Why Does My Nose Piercing Smell After 2 Years?

A nose piercing that smells after two years isn’t a sign that something has gone wrong. That funky, cheese-like odor is a completely normal byproduct of your skin doing its job. Your body constantly produces an oily substance called sebum, and when it mixes with dead skin cells and the small amount of bacteria living on your skin, it creates a buildup around and inside the piercing channel that can smell surprisingly strong.

What Creates the Smell

Sebum is an oily secretion produced by sebaceous glands in your skin. It’s meant to keep skin moisturized and protected, but it doesn’t just evaporate. Around a piercing, sebum collects along the jewelry and inside the tunnel of healed skin (called a fistula) that your body built around the post. Dead skin cells shed into this same narrow space, and bacteria break down the mixture. The result is a semi-solid, off-white or yellowish gunk that smells like stinky cheese. Piercers sometimes call this “piercing funk” or “piercing cheese.”

This isn’t unique to nose piercings. Earlobes, cartilage piercings, and navel piercings all produce the same buildup. But nose piercings tend to be worse, and there’s a specific anatomical reason for that.

Why the Nose Smells Worse Than Other Piercings

The lower part of the nose, where most nostril piercings sit, has a much higher concentration of sebaceous glands than other areas of the face. Research mapping the distribution of these glands found that the distal (lower) nasal skin contains significantly more glands than the upper nose, and the glands themselves are markedly larger. They sit both at the surface and deep within the skin, occupying a greater percentage of the tissue. This means the skin around a nostril piercing produces more oil than, say, an earlobe, giving bacteria more material to break down into that distinctive smell.

There’s also the simple fact that a nose piercing sits inside a warm, moist cavity. The interior of your nostril traps moisture from breathing, creating an ideal environment for bacterial activity and faster sebum accumulation.

Biofilm: Why Cleaning Doesn’t Always Fix It

If you’ve noticed the smell returns quickly even after cleaning, biofilm is likely the reason. Bacteria don’t just float around on your jewelry’s surface. They form organized colonies called biofilms, which are thin, sticky layers that adhere tightly to solid surfaces. Research on piercing jewelry found that all tested materials, including surgical steel and titanium, developed significant biofilm within 20 hours of exposure.
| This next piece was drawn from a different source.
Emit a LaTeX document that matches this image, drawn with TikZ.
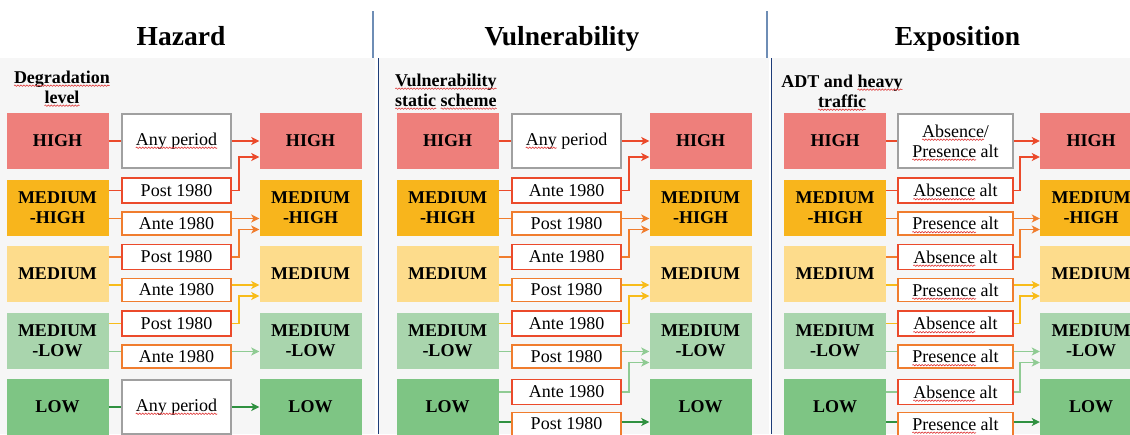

Once established, biofilm is resistant to simple rinsing because the bacterial colony produces a protective matrix that shields it from being washed away.

Over two years, this biofilm builds up in microscopic scratches and grooves on your jewelry. Even jewelry that looks smooth to the naked eye has surface texture at a microscopic level where bacteria can anchor themselves. This is why the smell persists even if you’re cleaning regularly.

How to Reduce the Smell

You won’t eliminate the odor entirely since sebum production is constant, but you can manage it with a few simple habits.

Remove your jewelry periodically and clean both the post and the inside of the piercing channel. For a two-year-old piercing, the fistula is well established and can tolerate brief jewelry removal without closing. Gently wipe the jewelry with a soft cloth to physically break up biofilm, then wash it with a mild, unscented soap and warm water. Clean the piercing site the same way, using your fingertip or a cotton swab to remove any visible buildup from the hole.

For daily maintenance, washing the area with a gentle, unscented soap once a day is enough to keep accumulation in check. Some piercers recommend moisturizing the area with a small amount of diluted tea tree oil or coconut oil to keep the skin around the fistula from drying out and flaking more dead cells into the channel. Avoid hydrogen peroxide and rubbing alcohol. These kill healthy skin cells and dry out the tissue, which can actually increase flaking and make the smell worse over time.

If you haven’t replaced your jewelry since it was first pierced, consider swapping to a fresh, high-quality implant-grade titanium piece. Two years of microscopic scratching creates more surface area for biofilm to grip. New jewelry with a polished surface gives bacteria fewer places to colonize.

When the Smell Signals a Problem

Normal piercing funk is off-white or slightly yellowish, semi-solid, and doesn’t come with pain or skin changes. It smells bad, but the skin around the piercing looks and feels normal.

An infection looks different. Watch for skin around the piercing turning red or darker than your normal tone, warmth or swelling at the site, or tenderness that wasn’t there before. More serious signs include thick pus that’s yellow or green (distinct from the dry, cheese-like sebum buildup), an abscess or pus-filled blister near the piercing, pain beyond mild tenderness, or fever and chills. If you notice any of these, the smell may be coming from an active infection rather than routine buildup, and that needs medical attention.

A sudden change in the smell’s intensity, especially paired with new discharge, can also indicate a contact allergy to your jewelry material. Nickel is the most common culprit. If your jewelry contains nickel and the area becomes itchy or irritated alongside the odor change, switching to implant-grade titanium or niobium typically resolves it.